ILLINOIS APPELLATE COURT FOURTH DISTRICT JUDGMENT AFFIRMED.
OPINION FILED MARCH 7, 1980.
IN RE E.H., JR., A MINOR. (THE PEOPLE OF THE STATE OF ILLINOIS, PETITIONER-APPELLEE,
E.H., JR., RESPONDENT-APPELLANT.)
APPEAL from the Circuit Court of Champaign County; the Hon.
ROBERT J. STEIGMANN, Judge, presiding.
MR. PRESIDING JUSTICE MILLS DELIVERED THE OPINION OF THE COURT:
We deal here with the doctrine of waiver.
Can it be applied in a juvenile case?
On December 15, 1978, the minor was found guilty of escape, was adjudicated a delinquent, and declared a ward of the court. On December 21, 1978, he was committed to the Department of Corrections.
The minor now appeals, claiming that he has been denied equal protection under the Illinois and United States constitutions because he faces a possible 5-year commitment with the Department of Corrections for an offense which had it been committed by an adult would have been punishable by a maximum sentence of 364 days.

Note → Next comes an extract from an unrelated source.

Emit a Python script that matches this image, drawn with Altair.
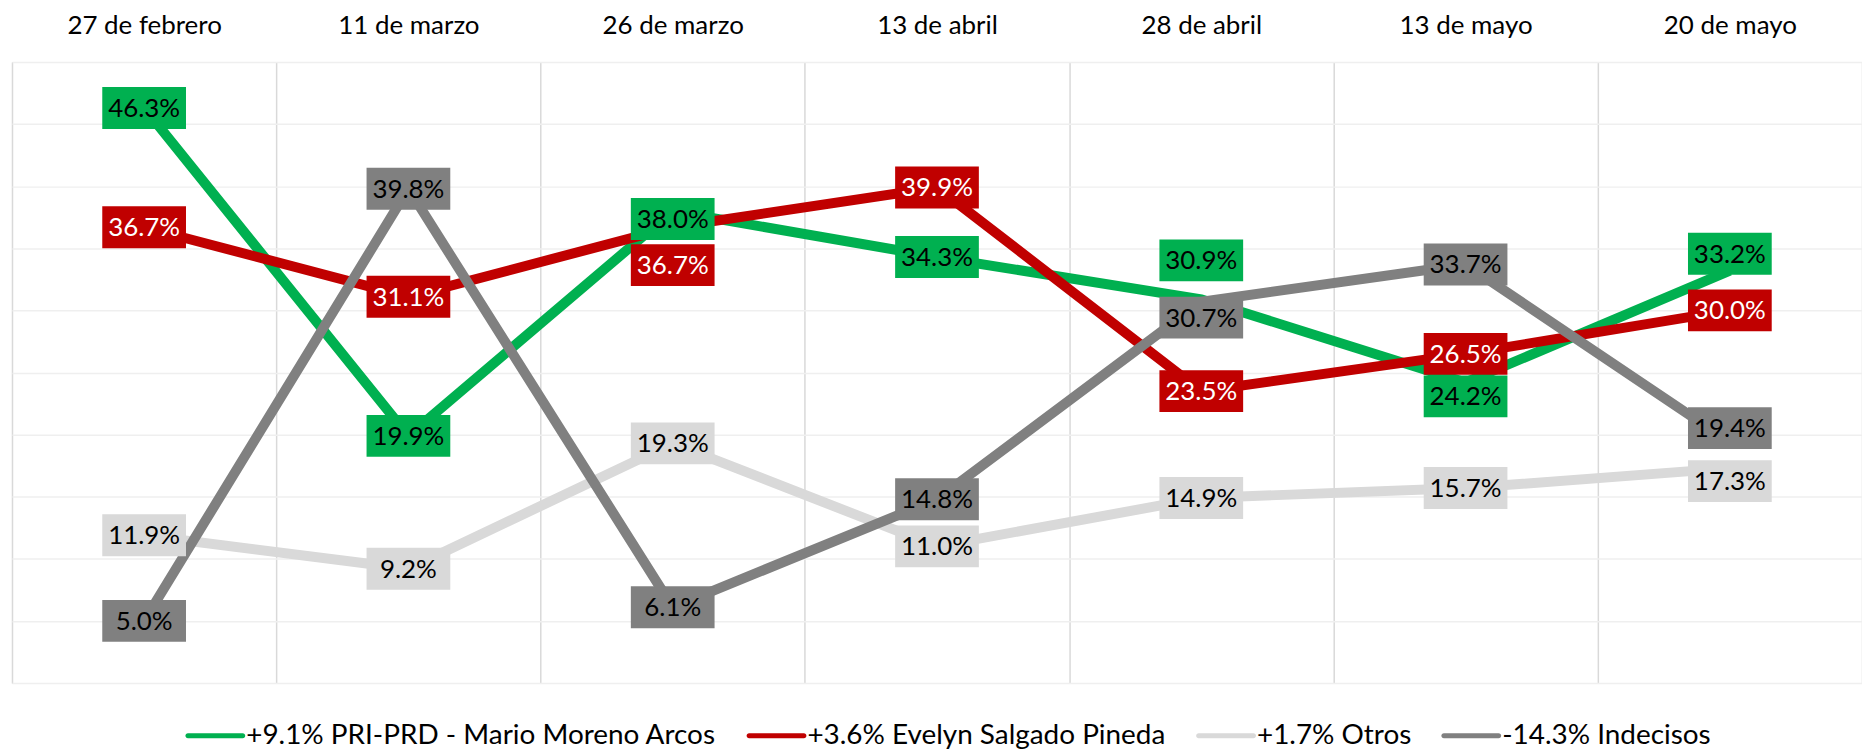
import altair as alt
import pandas as pd

# ---- data ----
fechas = ["27 de febrero", "11 de marzo", "26 de marzo", "13 de abril",
          "28 de abril", "13 de mayo", "20 de mayo"]
series = ["+9.1% PRI-PRD - Mario Moreno Arcos", "+3.6% Evelyn Salgado Pineda",
          "+1.7% Otros", "-14.3% Indecisos"]
pri = [46.3, 19.9, 38.0, 34.3, 30.9, 24.2, 33.2]
evelyn = [36.7, 31.1, 36.7, 39.9, 23.5, 26.5, 30.0]
otros = [11.9, 9.2, 19.3, 11.0, 14.9, 15.7, 17.3]
indecisos = [5.0, 39.8, 6.1, 14.8, 30.7, 33.7, 19.4]
valores = [pri, evelyn, otros, indecisos]

# ---- style / layout ----
colores = ["#00B050", "#C00000", "#D9D9D9", "#808080"]
W, H = 1856, 623
px_per_unit = H / 50.0
# label nudges in pixels (positive = downward), keyed by (series index, date index)
nudges = {(0, 2): 8, (0, 4): -39, (0, 5): 14, (0, 6): -17,
          (1, 2): 38, (2, 6): 13, (3, 4): 16, (3, 6): -14}

rows = []
for si, (s, vals) in enumerate(zip(series, valores)):
    for di, (f, v) in enumerate(zip(fechas, vals)):
        rows.append({
            "fecha": f, "serie": s, "valor": v,
            "ly": v - nudges.get((si, di), 0) / px_per_unit,
            "etiqueta": f"{v:.1f}%", "orden": si,
        })
df = pd.DataFrame(rows)

FONT = "Lato"
FS = 26
x_enc = alt.X("fecha:N", sort=fechas,
              scale=alt.Scale(paddingInner=0, paddingOuter=0),
              axis=alt.Axis(orient="top", title=None, labelAngle=0, ticks=False,
                            domain=False, grid=True, tickBand="extent",
                            gridColor="#D9D9D9", gridWidth=1.5,
                            labelFontSize=FS, labelFont=FONT, labelColor="#000000",
                            labelPadding=24))
y_scale = alt.Scale(domain=[0, 50], nice=False, zero=True)
color_scale = alt.Scale(domain=series, range=colores)

base = alt.Chart(df)

lines = []
for si, s in enumerate(series):
    lines.append(
        base.transform_filter(alt.datum.serie == s)
        .mark_line(strokeWidth=10, strokeCap="butt", strokeJoin="miter",
                   color=colores[si])
        .encode(
            x=x_enc,
            y=alt.Y("valor:Q", scale=y_scale,
                    axis=alt.Axis(title=None, labels=False, ticks=False, domain=False,
                                  values=list(range(0, 51, 5)), gridColor="#EFEFEF",
                                  gridWidth=1.5)),
        )
    )

box_path = "M-1,-0.5H1V0.5H-1Z"
legend_path = ("M-0.9167,-0.0833H0.9167A0.0833,0.0833 0 0 1 0.9167,0.0833"
               "H-0.9167A0.0833,0.0833 0 0 1 -0.9167,-0.0833Z")

boxes = base.mark_point(shape=box_path, filled=True, opacity=1, size=84 * 84,
                        strokeWidth=0).encode(
    x=x_enc,
    y=alt.Y("ly:Q", scale=y_scale),
    color=alt.Color("serie:N", scale=color_scale,
                    legend=alt.Legend(
                        title=None, orient="none", legendX=174, legendY=646,
                        direction="horizontal", columns=4, columnPadding=30,
                        symbolType=legend_path, symbolSize=3600,
                        symbolStrokeWidth=0, symbolOpacity=1,
                        labelFont=FONT, labelFontSize=28, labelColor="#000000",
                        labelLimit=1000, labelOffset=1)),
)

labels = base.mark_text(font=FONT, fontSize=FS, baseline="middle", align="center",
                        dy=1).encode(
    x=x_enc,
    y=alt.Y("ly:Q", scale=y_scale),
    text="etiqueta:N",
    color=alt.condition(alt.datum.serie == series[1], alt.value("#FFFFFF"),
                        alt.value("#000000")),
)

chart = alt.layer(*lines, boxes, labels).properties(
    width=W, height=H,
    padding={"left": 4, "top": 3, "right": 0, "bottom": 0},
).configure_view(
    stroke="#D9D9D9", strokeWidth=1.5
).configure(background="white")

chart.save("out.html", embed_options={"renderer": "svg", "actions": False})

However, the argument advanced on appeal was never presented to the trial court not by pleading, not by objection, not by post-trial motion.
In our recent decision of In re F.L.W. (1979), 73 Ill. App.3d 355, 391 N.E.2d 1070, we held that the same argument presented here was waived by a failure to raise it in the trial court. See also People v. Amerman (1971), 50 Ill.2d 196, 279 N.E.2d 353; People v. Pickett (1973), 54 Ill.2d 280, 296 N.E.2d 856.
Since the only issue raised on appeal has not been properly preserved, it was waived.
TRAPP, J., concurs.
Mr. JUSTICE CRAVEN, dissenting:
The short majority opinion citing adult criminal cases affirms the commitment of a juvenile upon the basis of waiver imputed to the juvenile. With that I do not agree. It is my understanding that it is one of the high functions of any court to protect the interest of juveniles. We should be slow to find waiver of substantial rights by juveniles.
This minor is committed for what could possibly be 5 years at the Department of Corrections for a relatively minor offense which if it had been committed by an adult would carry a maximum penalty of 364 days. That great disparity triggers the need for a reexamination of the equal-protection problem that is apparent. Thus, for the reasons set forth in my dissent in In re F.L.W. (1979), 73 Ill. App.3d 355, 391 N.E.2d 1070, I again dissent.